Inland Steel is the first company that went to court to argue that an OSHA warrant can not be used to inspect documents. It won its case, at the district court level, in 1980. But the issue has been little litigated since, and the impact of the new appellate rulings will be far broader than the ripples from Inland's pioneering victory from a trial court in Hammond, Ind.

The Philadelphia decision, handed down Oct. 28, involves Kulp Foundry in East Stroudsberg, Pa. In opposing an OSHA warrant, Kulp convinced a judge in Harrisburg to quash the part applying to "records, files, papers," and -- even though safety inspectors have since given the foundry a clean bill of health -- the appeals judges upheld that action. Congress just never meant the power to inspect a plant to include a search of files, they ruled.

But as judges are wont to do, they appended a footnote. "We're not ruling," they explained, on whether a search warrant is enough to enforce a demand to see specific records that the law says employers must "make available" to the safety agency. The issue didn't come to a head because the warrant language was so broad that the controversy never got down to specific documents.

The even more recent case did involve such specific documents, and there the judges at the Circuit Court in Boston on Dec. 6 handed OSHA a victory. But it is a victory couched in such narrow terms that it is not different from the agency's loss in Philadelphia.

The Boston case involves Wollaston Alloys of Braintree, Mass., and OSHA was particularly interested in seeing the "200 log" -- the basic record of worker accidents and illnesses that the Labor Department demands that all companies keep. That is just the sort of record that the judges in the Kulp Foundry case meant in their footnote, the Boston judges said. So yes, OSHA could, using the power of a general warrant, insist on seeing it. And the initial reports of injuries -- the raw material from which the 200 log was compiled -- are also available, the opinion goes on, because they are so closely related to the basic document.

But the judges refused to let the warrant authority stretch to something else the OSHA inspectors wanted to see: machinery inspection records. "The inspection reports of cranes and slings, however, were not records that the secretary of labor required Wollaston to maintain, and thus Wollaston was not required to make them available," explained Judge Hugh H. Bownes.

What makes that explanation so devastating to OSHA is that the inspection records are covered by a broad regulation giving compliance officers the power to look at "other records which are directly related to the purpose of the inspection."

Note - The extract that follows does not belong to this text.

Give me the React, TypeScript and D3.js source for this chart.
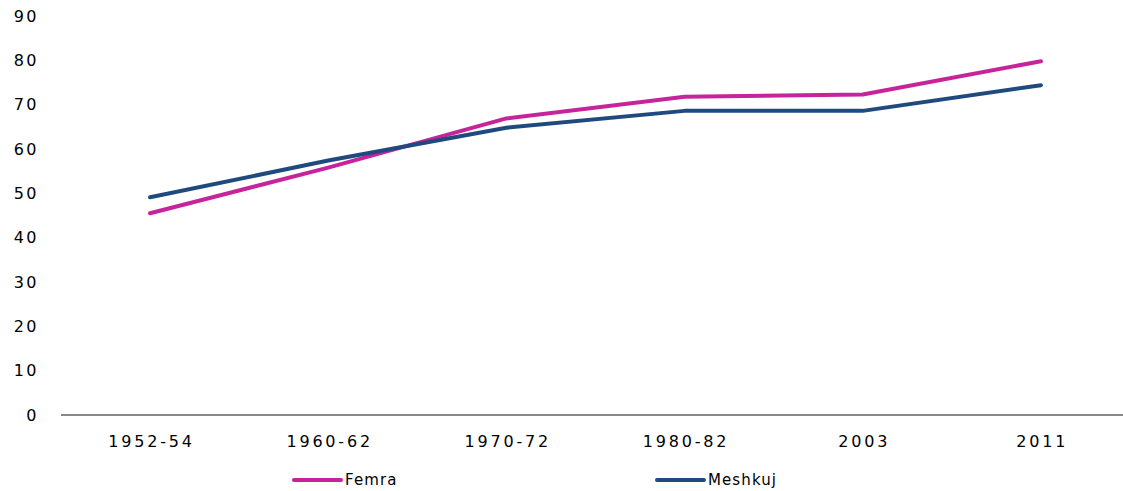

The judges simply knocked down that regulation, saying the Labor Department had no authority to issue it. And in doing so, they specifically agreed with the Philadelphia judges, who had noted that the usual deference courts are supposed to show to an agency's interpretation of its own basic law can't be wielded "as a shield for permitting agencies to extend their statutory authority beyond that delegated to them by Congress."

OSHA's best hope for getting a quick resolution of the question is to get the Supreme Court to take up one of the two recent cases. But it's best chance of convincing the Justices that the matter is worth their attention is to show a disagreement among the various circuits.

And the Boston decision seems carefully crafted to minimize just such a division, emphasizing the areas of agreement with the earlier Philadelphia decision. That suggests that if OSHA wants to try to continue to search files when it presents a company with a search warrant, it may have to fight a circuit-by-circuit battle before a national rule is established.